Salarié : invoque les échanges préparatoires au recrutement de son remplaçant comme preuve d’un licenciement verbal.

Raisonnement juridique
Cour d’appel : retient que les courriels montrent une volonté irrévocable de rupture dès le 24 janvier 2019, soit avant la convocation à l’entretien préalable.


Cour de cassation :

Se fonde sur l’article L. 1232-6 du Code du travail.
Rappelle qu’en l’absence de lettre, la rupture doit être manifestée au salarié ou publiquement.
Or ici, les courriels étaient internes (entre le président et la RH), non adressés au salarié ni rendus publics.
L’intention, aussi claire soit-elle, ne suffisait pas juridiquement à caractériser une rupture.

Solution retenue
Cassation partielle : la décision est cassée sauf sur les points suivants :

Rejet de la demande de rejet des pièces n°54, 29 et 78 ;
Condamnation à payer une rémunération variable et congés payés afférents.

3. Références et textes juridiques
Référence officielle :
Cass. soc., 26 mars 2025, n° 23-23.625

Texte cité :
Article L. 1232-6 du Code du travail :

« La rupture du contrat de travail ne peut être notifiée que par lettre recommandée avec avis de réception. »

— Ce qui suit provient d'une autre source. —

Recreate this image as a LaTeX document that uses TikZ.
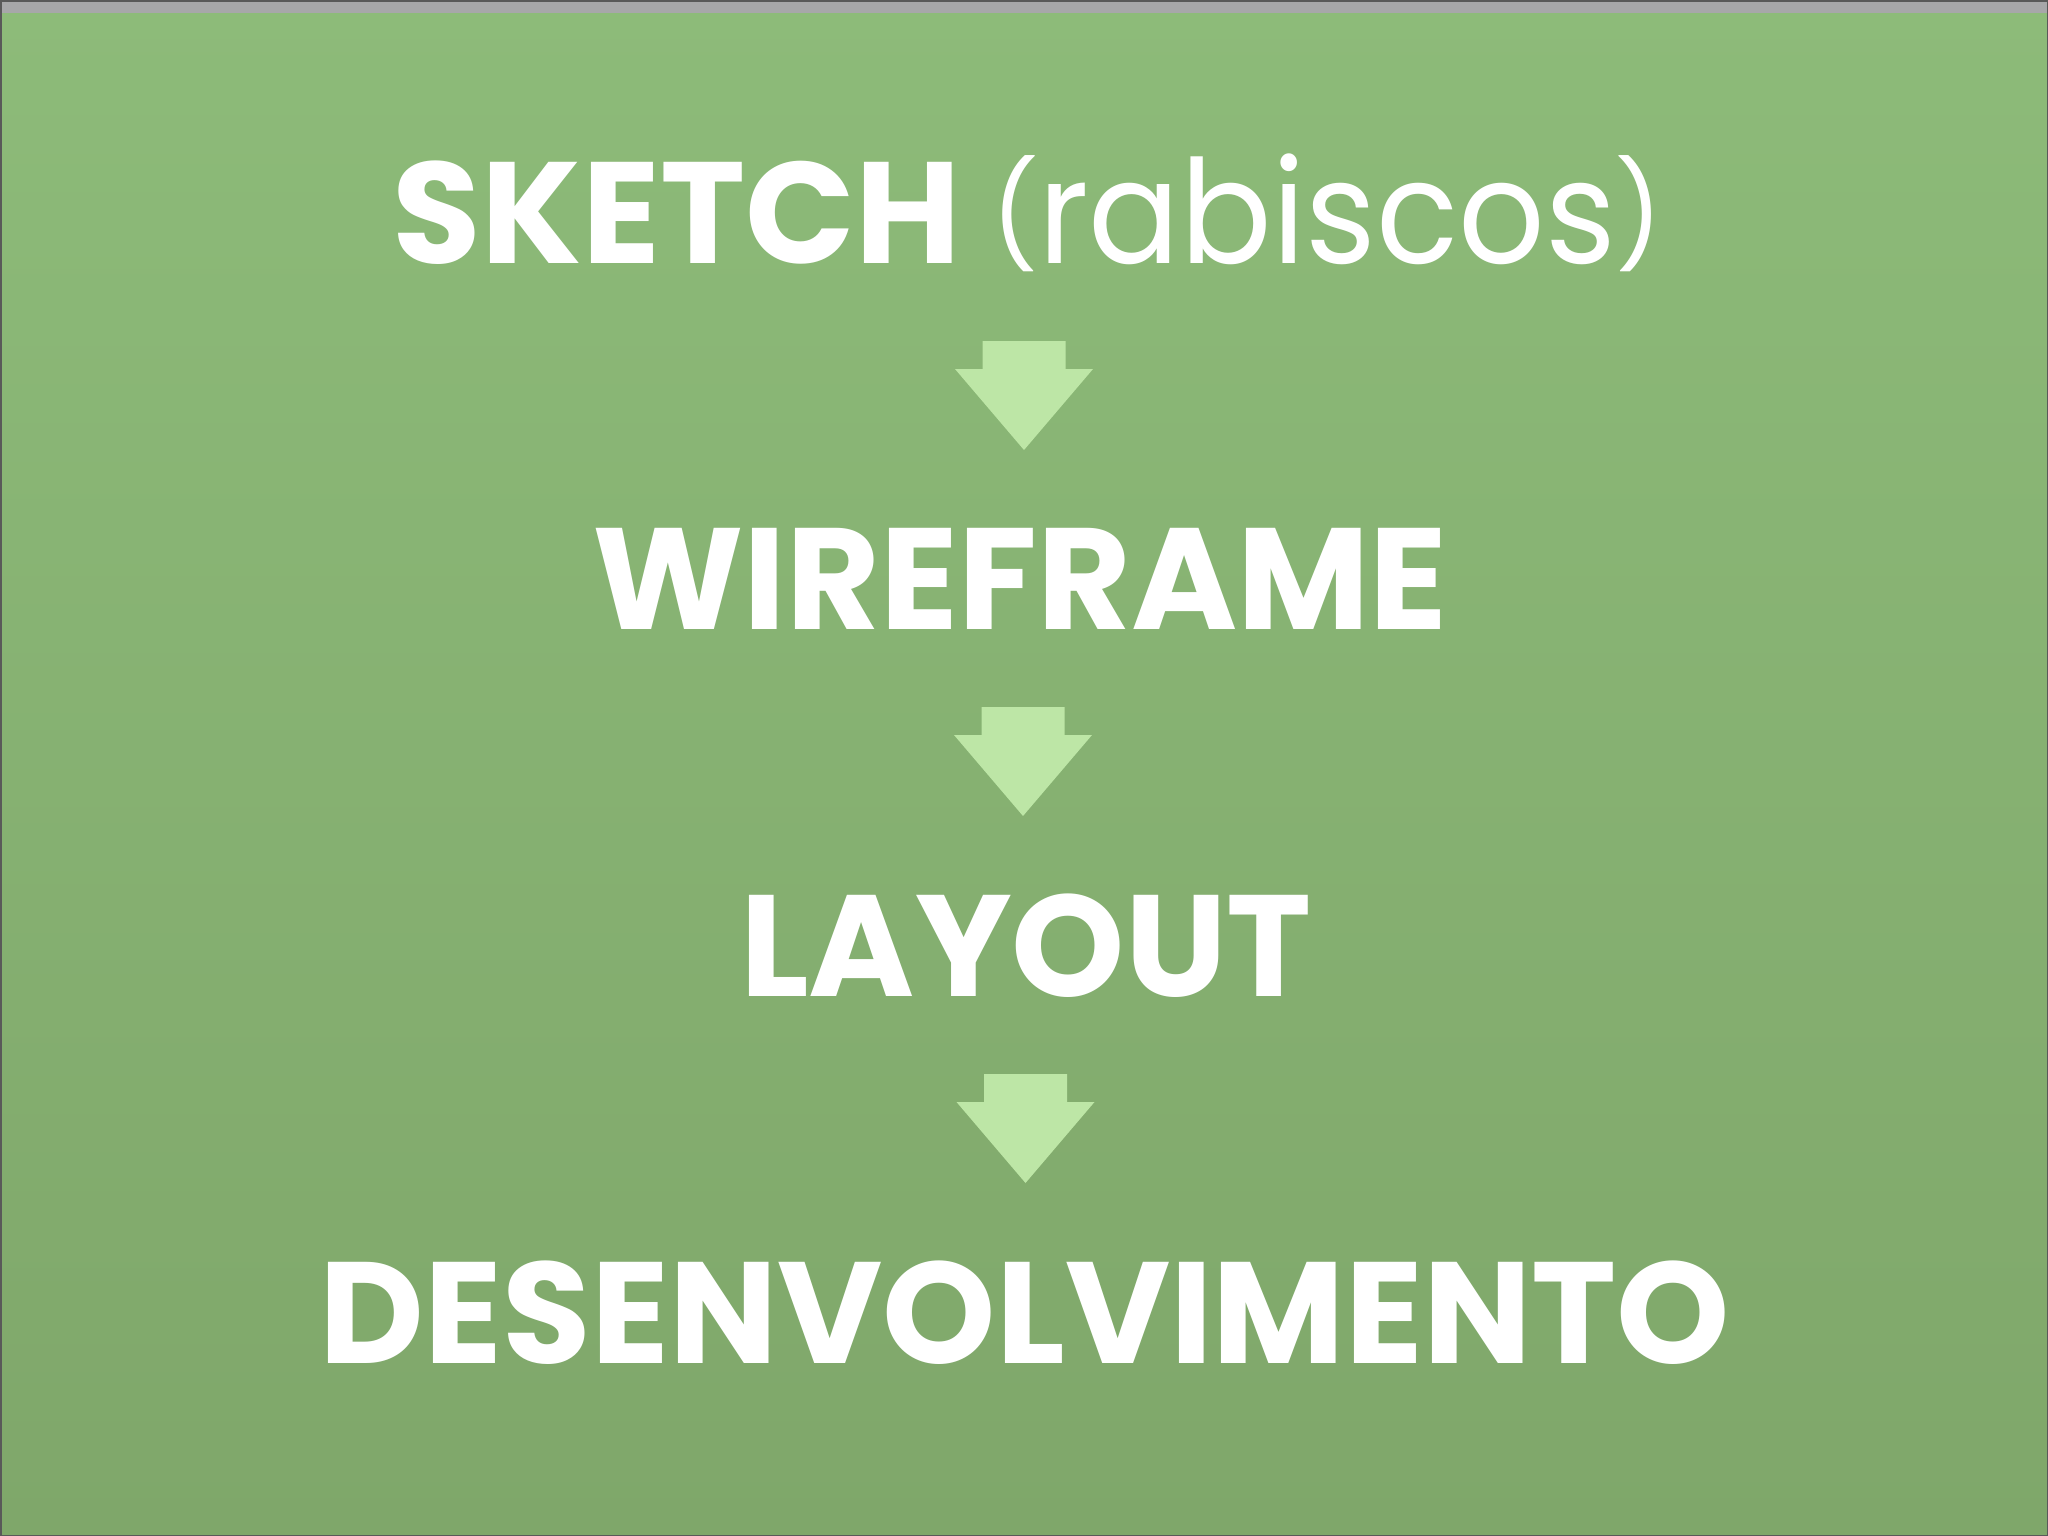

 Jurisprudence rapprochée :

Cass. soc., 19 oct. 2011, n° 10-17.337, Bull. 2011, V, n° 237 – rejet : même exigence sur la manifestation de la volonté de rupture.

4. Analyse juridique approfondie

Portée du raisonnement
La Cour protège le salarié contre les ruptures implicites ou dissimulées, même si des préparatifs sont engagés.
Elle renforce la portée formelle de la lettre de licenciement, pierre angulaire de la procédure.

Conséquences juridiques
Inopposabilité au salarié de décisions internes non portées à sa connaissance.
Toute promesse d’embauche pour un successeur n’équivaut pas à un acte de rupture si elle n’est pas notifiée ou rendue publique.

 5. Critique de la décision :

Confirmation du principe selon lequel la manifestation de volonté unilatérale de rupture doit être explicite, publique ou adressée au salarié, et non simplement interne.